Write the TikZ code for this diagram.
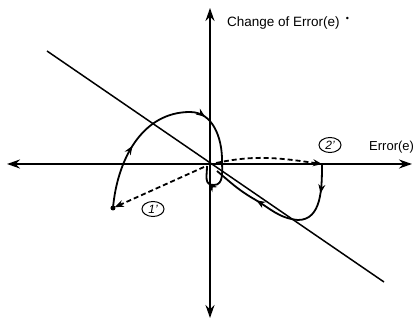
\documentclass[tikz,border=0pt]{standalone}
\usepackage{fontspec}
\setmainfont{Liberation Sans}
\usetikzlibrary{arrows.meta,shapes.geometric,decorations.markings}
\newcommand{\pointe}{\arrow{Stealth[length=9pt,width=7pt]}}
\tikzset{
  axe/.style={line width=2pt,{Stealth[length=13pt,width=9pt]}-{Stealth[length=13pt,width=9pt]}},
  traj/.style={line width=1.8pt},
  pointille/.style={line width=1.8pt,dash pattern=on 5pt off 3pt},
  etiq/.style={draw,ellipse,line width=1pt,inner sep=0pt,minimum width=22pt,minimum height=15pt,font=\fontsize{12}{12}\selectfont\itshape},
  texte/.style={anchor=west,inner sep=0pt,font=\fontsize{13.5}{15}\selectfont}
}
\begin{document}
\begin{tikzpicture}[x=1pt,y=1pt]
                    \useasboundingbox(-210,-156)rectangle(207,164);
                    \coordinate(O)at(0,0);
                    \coordinate(Xg)at(-203,0);
                    \coordinate(Xd)at(202,0);
                    \coordinate(Yh)at(0,156);
                    \coordinate(Yb)at(0,-154);
                    \coordinate(D1)at(-163,113);
                    \coordinate(D2)at(174,-118);
                    \coordinate(P1)at(-97,-44);
                    \coordinate(P2)at(112,0);
                    \coordinate(H1)at(-20,52);
                    \coordinate(R1)at(12,4);
                    \coordinate(B1)at(4,-21);
                    \coordinate(G1)at(-3,-2);
                    \coordinate(B2)at(88,-56);
                    \coordinate(M2)at(44,-35);
                    \coordinate(F2)at(7,-7);
                    \coordinate(O1)at(-6,-3);
                    \coordinate(O2)at(6,1);
                    \draw[axe](Xg)--(Xd);
                    \draw[axe](Yb)--(Yh);
                    \draw[line width=1.5pt](D1)--(D2);
                    % trajectoire 1
                    \draw[traj,postaction={decorate},decoration={markings,
                        mark=at position .26 with {\pointe},
                        mark=at position .6 with {\pointe},
                        mark=at position .93 with {\pointe}}]
                        (P1)to[out=85,in=180](H1)to[out=0,in=90](R1)
                        to[out=-90,in=0](B1)to[out=180,in=-90,looseness=1.3](G1);
                    \draw[pointille,-{Stealth[length=9pt,width=7pt]},shorten >=2pt](O1)--(P1);
                    \fill(P1)circle(2.5);
                    % trajectoire 2
                    \draw[pointille,-{Stealth[length=9pt,width=7pt]}](O2)to[out=12,in=172](P2);
                    \draw[traj,postaction={decorate},decoration={markings,
                        mark=at position .18 with {\pointe},
                        mark=at position .7 with {\pointe}}]
                        (P2)to[out=-90,in=0](B2)to[out=175,in=-30](M2)to[out=150,in=-40](F2);
                    \node[etiq](L1)at(-57,-45){1'};
                    \node[etiq](L2)at(120,19){2'};
                    \node[texte](Ty)at(17,141){Change of Error(e)\hspace{6pt}\raisebox{5pt}{\fontsize{9}{9}\selectfont•}};
                    \node[texte,font=\fontsize{13}{15}\selectfont](Tx)at(159,17){Error(e)};
                \end{tikzpicture}
\end{document}
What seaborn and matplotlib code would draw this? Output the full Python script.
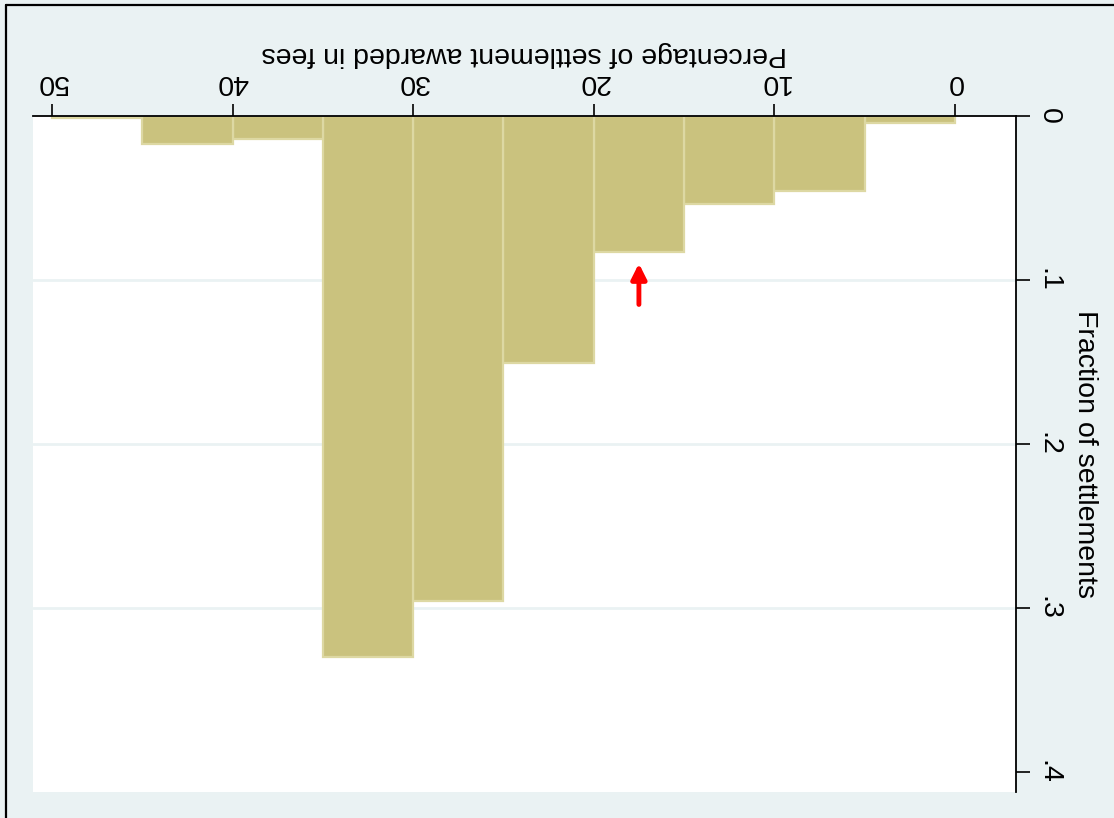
import numpy as np
import pandas as pd
import matplotlib
matplotlib.use("Agg")
import matplotlib.pyplot as plt
from matplotlib.lines import Line2D
import seaborn as sns

# histogram bins (percentage of settlement awarded in fees)
bin_edges = [0, 5, 10, 15, 20, 25, 30, 35, 40, 45, 50]
bin_mids = [2.5, 7.5, 12.5, 17.5, 22.5, 27.5, 32.5, 37.5, 42.5, 47.5]
fractions = [0.004, 0.046, 0.054, 0.083, 0.151, 0.296, 0.330, 0.014, 0.017, 0.0015]

x_ticks = [0, 10, 20, 30, 40, 50]
y_ticks = [0, 0.1, 0.2, 0.3, 0.4]
y_ticklabels = ["0", ".1", ".2", ".3", ".4"]

df = pd.DataFrame({"pct": bin_mids, "frac": fractions})

sns.set_style("white")
plt.rcParams["font.family"] = ["Liberation Sans", "DejaVu Sans"]
plt.rcParams["text.color"] = "black"
plt.rcParams["axes.labelcolor"] = "black"
plt.rcParams["xtick.color"] = "black"
plt.rcParams["ytick.color"] = "black"

bg = "#EAF2F3"
fs = 20.5
fig = plt.figure(figsize=(11.14, 8.18), dpi=100, facecolor=bg)
ax = fig.add_axes([33 / 1114, 1 - 792 / 818, (1016 - 33) / 1114, (792 - 116) / 818])
ax.set_facecolor("white")

# grid lines (inner only, like Stata)
for v in y_ticks[1:-1]:
    ax.axhline(v, color=bg, lw=2, zorder=0)

sns.histplot(data=df, x="pct", weights="frac", bins=bin_edges, stat="count",
             color="#CAC27E", edgecolor="#DDD8A3", linewidth=1.6, alpha=1,
             ax=ax, zorder=2)

# whole chart is shown rotated by 180 degrees
ax.set_xlim(51.05, -3.38)
ax.set_ylim(0.4125, 0)

ax.xaxis.tick_top()
ax.xaxis.set_label_position("top")
ax.yaxis.tick_right()
ax.yaxis.set_label_position("right")
for s in ["left", "bottom"]:
    ax.spines[s].set_visible(False)
for s in ["top", "right"]:
    ax.spines[s].set_visible(True)
    ax.spines[s].set_color("black")
    ax.spines[s].set_linewidth(1.3)

ax.set_xticks(x_ticks)
ax.set_xticklabels([str(t) for t in x_ticks], rotation=180, fontsize=fs)
ax.set_yticks(y_ticks)
ax.set_yticklabels(y_ticklabels, rotation=-90, fontsize=fs, va="center")
ax.tick_params(axis="x", direction="out", length=9, width=1.2, pad=6)
ax.tick_params(axis="y", direction="out", length=10, width=1.2, pad=4)

ax.set_xlabel("Percentage of settlement awarded in fees", fontsize=fs, rotation=180, labelpad=6)
ax.set_ylabel("Fraction of settlements", fontsize=fs, rotation=-90, labelpad=26)
ax.grid(False)

# red arrow pointing at the 15-20 bar
ax.annotate("", xy=(17.5, 0.090), xytext=(17.5, 0.115),
            arrowprops=dict(arrowstyle="-|>,head_width=0.45,head_length=0.9",
                            color="red", lw=3.5, shrinkA=0, shrinkB=0), zorder=5)

# outer frame (left and top edges visible)
fig.add_artist(Line2D([6 / 1114, 6 / 1114], [0, 1 - 5 / 818], color="black", lw=1.6))
fig.add_artist(Line2D([6 / 1114, 1], [1 - 5 / 818, 1 - 5 / 818], color="black", lw=1.6))

fig.savefig("out.png", dpi=100, facecolor=bg)
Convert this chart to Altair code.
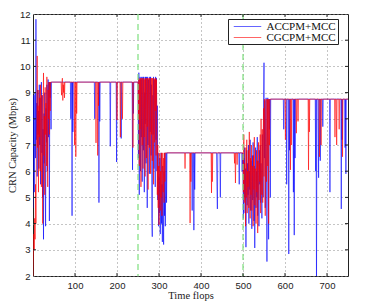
import altair as alt
import pandas as pd

series_names = ["ACCPM+MCC", "CGCPM+MCC"]
series_colors = ["#0000ff", "#ff0000"]
phase_lines = [250, 500]
x_ticks = [100, 200, 300, 400, 500, 600, 700]
y_ticks = [2, 3, 4, 5, 6, 7, 8, 9, 10, 11, 12]

# ---------------- ACCPM+MCC (blue) ----------------
acc_start_x0 = 0
acc_start_y = [4.6, 6.8, 8.9, 5.2, 7.9, 9.0, 6.5, 11.8, 7.2, 8.6, 5.8, 9.1, 7.4, 8.3, 6.1, 9.3,
               7.0, 8.8, 5.5, 8.1, 9.4, 6.7, 8.9, 5.0, 7.6, 3.4, 8.2, 6.3, 9.0, 5.9, 3.9, 8.4,
               7.1, 9.3, 6.0, 8.7, 9.5, 7.3, 9.4, 4.1, 9.4, 8.8, 9.4, 7.6, 9.4, 9.4]
acc_phase1 = [(46, 9.4), (89, 9.4), (90, 8.0), (91, 9.4), (92, 9.4), (93, 4.3), (94, 9.4), (95, 7.5),
              (96, 9.4), (146, 9.4), (147, 8.0), (148, 9.4), (156, 9.4), (157, 4.8), (158, 9.4),
              (159, 7.9), (160, 9.4), (183, 9.4), (184, 6.95), (185, 9.4), (198, 9.4), (199, 6.35),
              (200, 9.4), (209, 9.4), (210, 7.25), (211, 9.4), (236, 9.4), (237, 6.05), (238, 9.4),
              (239, 8.2), (240, 9.4), (249, 9.4)]
acc_mid_x0 = 250
acc_mid_y = [9.4, 6.5, 9.76, 5.1, 8.2, 9.6, 6.0, 9.5, 7.3, 9.6, 5.6, 8.8, 9.6, 6.8, 9.6, 5.2,
             9.0, 7.8, 9.6, 6.3, 9.6, 8.1, 4.6, 9.6, 7.0, 9.5, 8.4, 5.9, 9.6, 7.5, 9.6, 6.6,
             9.3, 4.2, 3.5, 8.9, 7.4, 9.6, 6.1, 9.5, 8.0, 5.4, 9.6, 7.2, 9.55, 6.0, 8.5, 4.9,
             6.7, 3.9, 5.8, 4.4, 6.5, 3.6, 5.2, 6.7, 4.0, 5.5, 3.3, 6.2, 4.6, 3.2, 6.0, 4.3,
             6.7, 3.9, 5.6, 6.7, 4.8, 6.7, 6.7]
acc_phase2 = [(321, 6.7), (378, 6.7), (379, 4.5), (380, 6.7), (382, 6.7), (383, 3.75), (384, 6.7),
              (385, 5.3), (386, 6.7), (437, 6.7), (438, 5.4), (439, 4.56), (440, 6.7), (445, 6.7),
              (446, 5.0), (447, 6.7), (490, 6.7), (491, 5.5), (492, 6.7), (497, 6.7), (498, 6.0),
              (499, 6.7)]
acc_late_x0 = 500
acc_late_y = [5.8, 4.2, 6.5, 5.0, 6.9, 4.4, 6.1, 3.1, 5.5, 6.8, 4.7, 6.3, 5.1, 7.0, 4.0, 6.0,
              5.3, 7.2, 4.5, 6.4, 5.6, 3.8, 6.6, 4.9, 7.1, 5.2, 4.1, 6.2, 3.07, 5.7, 6.9, 4.6,
              6.0, 5.0, 7.3, 4.3, 6.4, 5.4, 3.9, 6.8, 5.5, 7.0, 4.8, 6.3, 5.7, 4.2, 7.4, 6.1,
              5.0, 8.8, 10.14, 6.5, 8.7, 4.6, 7.5, 8.8, 5.9, 2.55, 7.0, 8.8, 6.2, 3.4, 8.75, 7.6,
              8.75, 5.0, 8.75]
acc_phase3 = [(567, 8.75), (596, 8.75), (597, 7.6), (598, 8.75), (603, 8.75), (604, 5.5), (605, 8.75),
              (608, 8.75), (609, 2.84), (610, 8.75), (611, 6.8), (612, 8.75), (619, 8.75), (620, 5.2),
              (621, 8.75), (622, 3.56), (623, 8.75), (624, 6.5), (625, 8.75), (672, 8.75), (673, 6.0),
              (674, 8.75), (675, 1.5), (676, 8.75), (679, 8.75), (680, 5.75), (681, 8.75), (683, 8.75),
              (684, 6.4), (685, 8.75), (689, 8.75), (690, 7.7), (691, 8.75), (706, 8.75), (707, 5.2),
              (708, 8.75), (733, 8.75), (734, 4.56), (735, 8.75), (736, 7.2), (737, 8.75), (742, 8.75),
              (743, 6.9), (744, 8.75), (745, 5.9), (746, 8.75), (750, 8.75)]

# ---------------- CGCPM+MCC (red) ----------------
cgc_start_x0 = 0
cgc_start_y = [2.0, 2.8, 3.6, 3.0, 4.2, 3.4, 5.5, 4.0, 6.8, 8.0, 10.4, 6.9, 8.5, 5.2, 9.1, 7.3,
               8.8, 6.0, 9.3, 7.6, 5.4, 8.9, 7.0, 4.0, 8.3, 9.75, 6.6, 8.1, 5.1, 9.2, 7.4, 8.6,
               6.2, 9.6, 7.8, 5.4, 9.1, 8.0, 9.4, 7.4, 9.4, 8.3]
cgc_phase1 = [(42, 9.4), (67, 9.4), (68, 8.9), (69, 9.4), (70, 9.55), (71, 8.7), (72, 9.3), (73, 9.0),
              (74, 9.4), (75, 8.8), (76, 9.4), (98, 9.4), (99, 7.0), (100, 9.4), (101, 9.4), (102, 6.55),
              (103, 9.4), (104, 8.2), (105, 9.4), (149, 9.4), (150, 7.08), (151, 9.4), (153, 9.4),
              (154, 6.6), (155, 9.4), (156, 8.5), (157, 9.4), (199, 9.4), (200, 7.95), (201, 9.4),
              (207, 9.4), (208, 7.3), (209, 9.4), (212, 9.4), (213, 8.0), (214, 9.4), (237, 9.4),
              (238, 6.9), (239, 9.4), (249, 9.4)]
cgc_mid_x0 = 250
cgc_mid_y = [9.4, 8.0, 9.55, 6.2, 9.5, 7.6, 9.55, 5.4, 8.9, 9.55, 7.0, 9.55, 6.1, 8.4, 9.55, 7.3,
             9.5, 5.8, 9.55, 8.2, 6.5, 9.55, 7.7, 9.55, 5.3, 9.0, 9.55, 6.9, 9.55, 8.0, 5.9, 9.55,
             7.4, 9.55, 6.4, 9.55, 8.6, 5.5, 9.55, 7.1, 9.5, 8.3, 9.55, 6.6, 9.5, 7.8, 5.1, 7.0,
             4.6, 6.2, 3.95, 5.7, 6.7, 4.5, 6.0, 5.0, 6.7, 4.3, 5.9, 6.7, 5.2, 6.5, 4.8, 6.7,
             5.6, 6.7, 6.7]
cgc_phase2 = [(317, 6.7), (361, 6.7), (362, 6.1), (363, 6.7), (373, 6.7), (374, 4.02), (375, 6.7),
              (376, 5.6), (377, 6.7), (424, 6.7), (425, 5.17), (426, 6.7), (427, 5.6), (428, 6.7),
              (479, 6.7), (480, 6.3), (481, 6.7), (482, 5.55), (483, 6.7), (485, 6.7), (486, 6.25),
              (487, 6.7), (499, 6.7)]
cgc_late_x0 = 500
cgc_late_y = [6.7, 5.2, 7.4, 4.8, 6.3, 5.6, 3.9, 6.9, 5.0, 7.2, 4.4, 6.0, 5.4, 6.8, 4.6, 7.5,
              5.7, 4.2, 6.5, 5.1, 7.0, 4.5, 6.2, 5.8, 3.9, 6.6, 5.3, 7.3, 4.7, 6.1, 5.5, 4.0,
              6.8, 5.2, 6.4, 3.64, 5.9, 7.1, 4.9, 6.3, 5.6, 7.4, 4.4, 8.0, 6.0, 5.1, 7.6, 4.8,
              6.9, 8.4, 5.8, 8.75, 6.4, 4.3, 8.0, 8.75, 5.6, 7.3, 8.75, 6.2, 8.75, 4.0, 8.75, 7.0,
              8.75]
cgc_phase3 = [(565, 8.75), (600, 8.75), (601, 7.2), (602, 8.75), (612, 8.75), (613, 6.05), (614, 8.75),
              (615, 7.0), (616, 8.75), (626, 8.75), (627, 7.45), (628, 8.75), (630, 8.75), (631, 7.9),
              (632, 8.75), (655, 8.75), (656, 6.05), (657, 8.75), (658, 7.5), (659, 8.75), (681, 8.75),
              (682, 6.55), (683, 8.75), (685, 8.75), (686, 7.0), (687, 8.75), (718, 8.75), (719, 7.3),
              (720, 8.75), (722, 8.75), (723, 7.0), (724, 8.75), (728, 8.75), (729, 7.6), (730, 8.75),
              (736, 8.75), (737, 6.55), (738, 8.75), (750, 8.75)]


def run(x0, ys):
    return [(x0 + i, y) for i, y in enumerate(ys)]


acc_pts = (run(acc_start_x0, acc_start_y) + acc_phase1 + run(acc_mid_x0, acc_mid_y)
           + acc_phase2 + run(acc_late_x0, acc_late_y) + acc_phase3)
cgc_pts = (run(cgc_start_x0, cgc_start_y) + cgc_phase1 + run(cgc_mid_x0, cgc_mid_y)
           + cgc_phase2 + run(cgc_late_x0, cgc_late_y) + cgc_phase3)

rows = []
for name, pts in [(series_names[0], acc_pts), (series_names[1], cgc_pts)]:
    for t, c in pts:
        rows.append({"t": t, "cap": c, "series": name})
df = pd.DataFrame(rows)

W, H = 315, 262
xs = alt.Scale(domain=[0, 750], nice=False, zero=False)
ys = alt.Scale(domain=[2, 12], nice=False, zero=False)

x_axis = alt.Axis(values=x_ticks, grid=True, gridDash=[1, 3], gridColor="#8a8a8a", gridWidth=1,
                  domain=False, ticks=False, labelFont="Liberation Sans", labelFontSize=9.5,
                  labelColor="#222", labelPadding=4, labelOverlap=False, title="Time flops",
                  titleFont="Liberation Serif", titleFontSize=10.5, titleFontWeight="normal",
                  titleColor="#222", titlePadding=1)
y_axis = alt.Axis(values=y_ticks, grid=True, gridDash=[1, 3], gridColor="#8a8a8a", gridWidth=1,
                  domain=False, ticks=False, labelFont="Liberation Sans", labelFontSize=9.5,
                  labelColor="#222", labelPadding=3, labelOverlap=False,
                  title="CRN Capacity (Mbps)",
                  titleFont="Liberation Serif", titleFontSize=10.5, titleFontWeight="normal",
                  titleColor="#222", titlePadding=1.5)

X = lambda f: alt.X(f, scale=xs, axis=x_axis, title="Time flops")
Y = lambda f: alt.Y(f, scale=ys, axis=y_axis, title="CRN Capacity (Mbps)")

lines = alt.Chart(df).mark_line(strokeWidth=1, opacity=0.6, clip=True).encode(
    x=X("t:Q"),
    y=Y("cap:Q"),
    color=alt.Color("series:N",
                    scale=alt.Scale(domain=series_names, range=series_colors),
                    legend=alt.Legend(orient="none", legendX=195, legendY=5, title=None,
                                      symbolType="M-2.5,0H2.5", symbolSize=121,
                                      symbolStrokeWidth=1, symbolOpacity=0.6,
                                      labelFont="Liberation Serif", labelFontSize=11,
                                      labelColor="#111", strokeColor="#222",
                                      fillColor="white", padding=1.5, rowPadding=0,
                                      symbolOffset=12, labelOffset=13)),
)

vdf = pd.DataFrame({"t": phase_lines})
vlines = alt.Chart(vdf).mark_rule(color="#7ee07e", strokeDash=[6, 4], strokeWidth=1.2).encode(
    x=X("t:Q")
)

xt = pd.DataFrame({"t": x_ticks})
yt = pd.DataFrame({"cap": y_ticks[1:-1]})
tick_style = dict(color="#222", strokeWidth=1)
bot_ticks = alt.Chart(xt).mark_rule(**tick_style).encode(
    x=X("t:Q"), y=alt.value(H), y2=alt.value(H - 3))
top_ticks = alt.Chart(xt).mark_rule(**tick_style).encode(
    x=X("t:Q"), y=alt.value(0), y2=alt.value(3))
left_ticks = alt.Chart(yt).mark_rule(**tick_style).encode(
    y=Y("cap:Q"), x=alt.value(0), x2=alt.value(3))
right_ticks = alt.Chart(yt).mark_rule(**tick_style).encode(
    y=Y("cap:Q"), x=alt.value(W), x2=alt.value(W - 3))

chart = alt.layer(lines, vlines, bot_ticks, top_ticks, left_ticks, right_ticks).properties(
    width=W, height=H,
    padding={"left": 25, "top": 6, "right": 33, "bottom": 34},
    autosize=alt.AutoSizeParams(type="none"),
    background="white",
).configure_view(stroke="#222", strokeWidth=1)

chart.save("out.html", embed_options={"renderer": "svg", "actions": False})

- - - - - - -

=== DIRECTION ===
Start at the line above containing "Convert this chart to Altair code." and stop at the line containing "10, 11, 12]": print those lines and everything between them exactly, but not the pictures.

=== SOLUTION FOR THIS PROBLEM ===
Convert this chart to Altair code.
import altair as alt
import pandas as pd

series_names = ["ACCPM+MCC", "CGCPM+MCC"]
series_colors = ["#0000ff", "#ff0000"]
phase_lines = [250, 500]
x_ticks = [100, 200, 300, 400, 500, 600, 700]
y_ticks = [2, 3, 4, 5, 6, 7, 8, 9, 10, 11, 12]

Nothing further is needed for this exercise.